Remember: act swiftly, decisively, and without delay. This photo shows the forecourt sign of the Foxhayes garage in Exwick, near Exeter. As local stocks ran low during this week’s petrol shortage, the garage raised its prices to “conserve stocks”.

Rip-off Britain at its best
Rip-off Britain at its best

But look closer at that numeral 1 on the sign. The display has only been designed to handle prices beginning with a 1. They charged £1.999 per litre because that’s as high a price as they could advertise. Rest assured that petrol stations all over the country will be upgrading their signs very soon. Next time, those who don’t act quickly, decisively, and without delay  will be paying £9.999 per litre, maybe even £99.999. Stay ahead of the game.

Buy a “Gas Guzzler”

Here’s a thought. The law actually forbids the stockpiling of flammable materials. The narrow-minded bureaucrats allow you store no more than two 5-litre plastic containers – that’s about 12 quid’s worth, which is hardly going to get you to the end of the first forecourt queue you come across.
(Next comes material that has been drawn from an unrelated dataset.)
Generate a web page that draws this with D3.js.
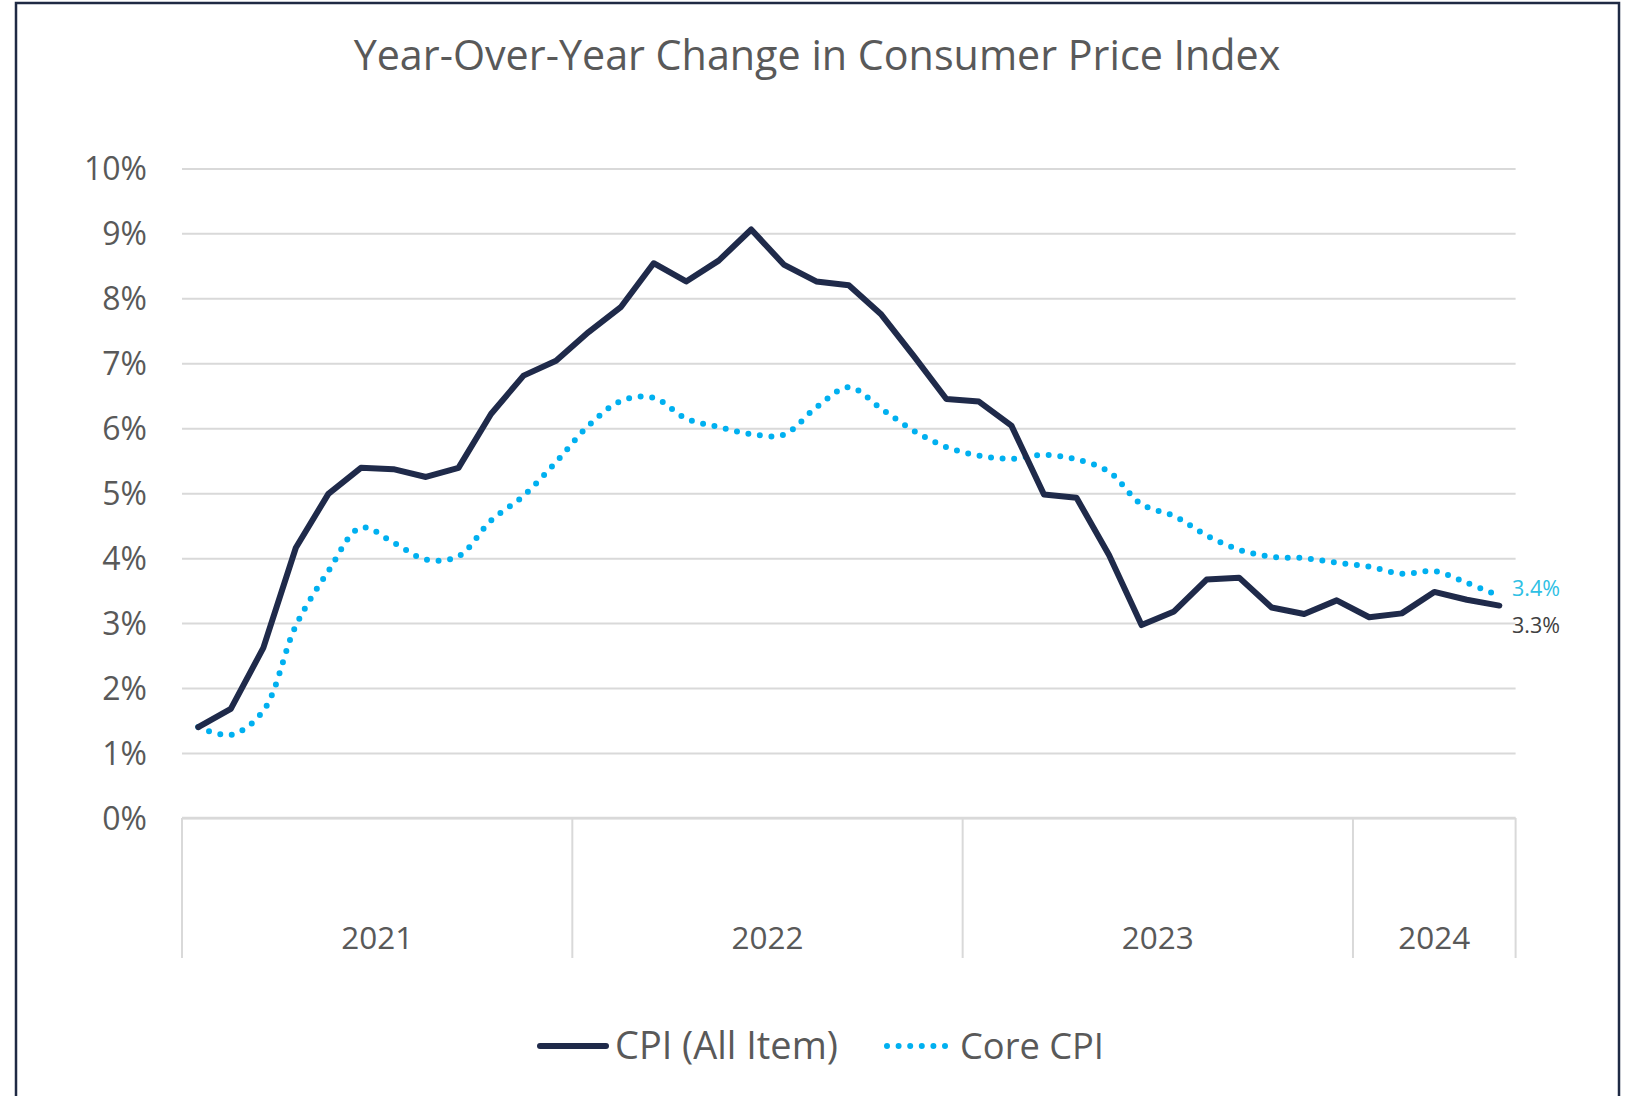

In fact the only container in which you can legally store any decent quantity of fuel is in a motor vehicle. So there’s your answer – get a decrepit old Jaguar or some other giant-tanked gas guzzler on ebay, park it your front lawn, SORN it so you don’t have to pay tax, and keep its tank topped up with fuel in case of emergencies.

You should be used to the Coach’s advice going against conventional thinking by now, but look at it this way: people have never been more desperate to get rid of their uneconomical battle-tanks, so there are plenty of bargains to be had.

With fuel prices set to continue rising for the foreseeable, you can actually look on this as an investment – £80 of fuel now is likely to be worth £90 by the time you come to refill your tank. Those oil speculators who’re driving the prices up in the first place aren’t likely to stop anytime soon, so play them at their own game. Invest in petrol.